Friday morning. I’ve loaded up the car and chosen my outfit carefully. A simple white cotton shirt with a black skirt and fitted sweater. A bit conservative for a rock station but I wanted to exude professionalism. The night before I’d come home from some last-minute shopping to a message from Russ. He wanted me to know he’d been re-listening to my tape and really “dug” my on-air interaction with the morning DJ. It was “flirty and kinda sassy.Can’t wait to meet you.” Hmmm.
It was a four hour drive with plenty of time to ruminate. I repeatedly listened to a copy of the tape I had sent Russ. Was my exchange with the DJ really “flirty?” My job had required me to engage in small talk with the DJ after I read the news. We had been kidding around about a new poll that had come out in the USA Today which listed the worst pick-up lines of all time. When he tried a few of them on me, I joked that they were lame. That was the extent of my “flirty and sassy” repartee but Russ had honed in on it not even mentioning my news delivery.
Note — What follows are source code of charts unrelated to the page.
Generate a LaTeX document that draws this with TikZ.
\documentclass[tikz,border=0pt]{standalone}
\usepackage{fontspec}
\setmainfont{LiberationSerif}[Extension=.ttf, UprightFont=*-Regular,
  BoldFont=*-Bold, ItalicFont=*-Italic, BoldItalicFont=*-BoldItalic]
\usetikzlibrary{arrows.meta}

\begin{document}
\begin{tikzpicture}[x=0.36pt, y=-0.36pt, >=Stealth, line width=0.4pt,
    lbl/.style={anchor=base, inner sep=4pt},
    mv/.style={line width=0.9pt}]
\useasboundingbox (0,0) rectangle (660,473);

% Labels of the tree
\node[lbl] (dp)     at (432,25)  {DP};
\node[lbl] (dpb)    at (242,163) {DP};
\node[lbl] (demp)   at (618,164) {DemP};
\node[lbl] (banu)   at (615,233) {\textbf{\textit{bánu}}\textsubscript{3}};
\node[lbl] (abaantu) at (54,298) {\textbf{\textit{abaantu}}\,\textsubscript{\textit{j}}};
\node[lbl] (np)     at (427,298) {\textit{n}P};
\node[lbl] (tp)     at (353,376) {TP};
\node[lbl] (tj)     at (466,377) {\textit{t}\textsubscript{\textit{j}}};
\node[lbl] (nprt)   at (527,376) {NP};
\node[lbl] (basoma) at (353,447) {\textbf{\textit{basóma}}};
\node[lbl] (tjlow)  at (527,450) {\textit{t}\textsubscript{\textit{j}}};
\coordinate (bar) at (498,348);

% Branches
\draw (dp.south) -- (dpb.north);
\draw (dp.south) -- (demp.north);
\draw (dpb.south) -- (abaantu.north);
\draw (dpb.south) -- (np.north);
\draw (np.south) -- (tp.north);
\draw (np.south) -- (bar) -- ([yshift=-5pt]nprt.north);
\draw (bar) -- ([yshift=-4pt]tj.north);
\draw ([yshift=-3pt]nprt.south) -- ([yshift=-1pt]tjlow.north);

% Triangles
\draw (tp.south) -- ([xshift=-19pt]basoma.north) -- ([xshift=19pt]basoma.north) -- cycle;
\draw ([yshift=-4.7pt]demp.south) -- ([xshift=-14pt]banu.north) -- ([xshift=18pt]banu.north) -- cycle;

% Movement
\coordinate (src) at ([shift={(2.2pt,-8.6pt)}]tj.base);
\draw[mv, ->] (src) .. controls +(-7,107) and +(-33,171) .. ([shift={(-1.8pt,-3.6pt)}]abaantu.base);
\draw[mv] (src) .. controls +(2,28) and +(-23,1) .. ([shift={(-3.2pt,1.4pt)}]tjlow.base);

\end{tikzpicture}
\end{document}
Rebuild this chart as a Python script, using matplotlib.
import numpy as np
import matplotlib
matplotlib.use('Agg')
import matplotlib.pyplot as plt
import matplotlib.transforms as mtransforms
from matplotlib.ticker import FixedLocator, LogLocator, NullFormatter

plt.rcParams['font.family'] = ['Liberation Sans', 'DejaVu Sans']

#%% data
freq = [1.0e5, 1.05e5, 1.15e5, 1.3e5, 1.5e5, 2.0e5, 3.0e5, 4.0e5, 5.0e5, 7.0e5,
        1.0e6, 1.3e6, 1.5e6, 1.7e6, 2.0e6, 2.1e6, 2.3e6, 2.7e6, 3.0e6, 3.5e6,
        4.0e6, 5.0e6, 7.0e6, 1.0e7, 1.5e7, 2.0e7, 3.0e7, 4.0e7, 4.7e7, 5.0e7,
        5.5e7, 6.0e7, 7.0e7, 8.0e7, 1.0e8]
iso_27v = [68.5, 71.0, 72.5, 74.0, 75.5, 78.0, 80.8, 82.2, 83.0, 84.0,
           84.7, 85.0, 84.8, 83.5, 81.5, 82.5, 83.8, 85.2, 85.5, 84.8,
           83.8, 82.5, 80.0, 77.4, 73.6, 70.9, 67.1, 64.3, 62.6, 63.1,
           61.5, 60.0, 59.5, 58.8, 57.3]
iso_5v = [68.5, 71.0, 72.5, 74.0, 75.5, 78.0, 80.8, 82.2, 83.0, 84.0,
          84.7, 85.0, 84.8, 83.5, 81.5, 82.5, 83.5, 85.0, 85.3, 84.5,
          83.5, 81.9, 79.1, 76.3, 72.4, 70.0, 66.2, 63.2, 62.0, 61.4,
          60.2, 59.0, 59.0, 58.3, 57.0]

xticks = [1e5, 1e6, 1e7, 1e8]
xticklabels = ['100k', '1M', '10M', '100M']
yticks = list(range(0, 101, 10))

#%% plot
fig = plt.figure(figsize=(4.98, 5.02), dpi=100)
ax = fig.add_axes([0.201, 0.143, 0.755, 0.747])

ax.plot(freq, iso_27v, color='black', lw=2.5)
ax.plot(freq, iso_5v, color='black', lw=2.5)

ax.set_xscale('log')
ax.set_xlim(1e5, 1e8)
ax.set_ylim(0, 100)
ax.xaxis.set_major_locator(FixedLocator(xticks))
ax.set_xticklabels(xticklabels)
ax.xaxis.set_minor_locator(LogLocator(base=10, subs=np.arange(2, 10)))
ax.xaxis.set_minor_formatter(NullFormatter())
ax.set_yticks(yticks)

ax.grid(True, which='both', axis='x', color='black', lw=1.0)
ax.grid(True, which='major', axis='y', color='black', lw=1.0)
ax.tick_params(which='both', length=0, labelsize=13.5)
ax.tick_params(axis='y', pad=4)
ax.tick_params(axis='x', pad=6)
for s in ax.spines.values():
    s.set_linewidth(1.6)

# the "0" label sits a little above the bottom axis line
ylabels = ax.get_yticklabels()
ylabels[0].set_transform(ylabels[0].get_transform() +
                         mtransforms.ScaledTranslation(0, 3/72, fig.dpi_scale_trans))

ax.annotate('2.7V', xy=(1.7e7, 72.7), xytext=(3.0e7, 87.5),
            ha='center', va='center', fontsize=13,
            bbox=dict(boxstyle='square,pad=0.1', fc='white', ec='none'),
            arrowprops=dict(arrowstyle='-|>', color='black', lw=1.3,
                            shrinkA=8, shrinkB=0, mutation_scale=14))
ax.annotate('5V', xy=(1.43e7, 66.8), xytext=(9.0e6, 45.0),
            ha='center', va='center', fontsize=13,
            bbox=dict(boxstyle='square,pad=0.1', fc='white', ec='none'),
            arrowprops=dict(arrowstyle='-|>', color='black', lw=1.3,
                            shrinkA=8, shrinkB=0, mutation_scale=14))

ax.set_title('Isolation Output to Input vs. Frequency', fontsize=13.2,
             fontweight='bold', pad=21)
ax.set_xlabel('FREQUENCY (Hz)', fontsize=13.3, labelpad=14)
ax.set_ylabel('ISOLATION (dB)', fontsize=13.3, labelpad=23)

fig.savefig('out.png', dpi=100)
At 1:00 P.M. I pulled into the station’s parking lot and tried to smooth the wrinkles from my skirt. On the drive, I had forced down a peanut butter sandwich. My mouth was dry and I was out of water. Ready or not, I headed towards the front door.
“Well, hi there,” the receptionist said, waving me in.” “Russ wants you to go on into the studio. It’s down the hall to the right,” she pointed and sent me on my way.
Finding the studio wasn’t hard; I just followed the blast of Aerosmith. When I arrived at the door, the on-air light flashed and Russ identified the station—WMCP, rockin’ the Northeast—and went to a commercial. I opened the door and walked inside. Russ, a fortyish guy with a Budweiser gut, turned to greet me. When I introduced myself, his face fell.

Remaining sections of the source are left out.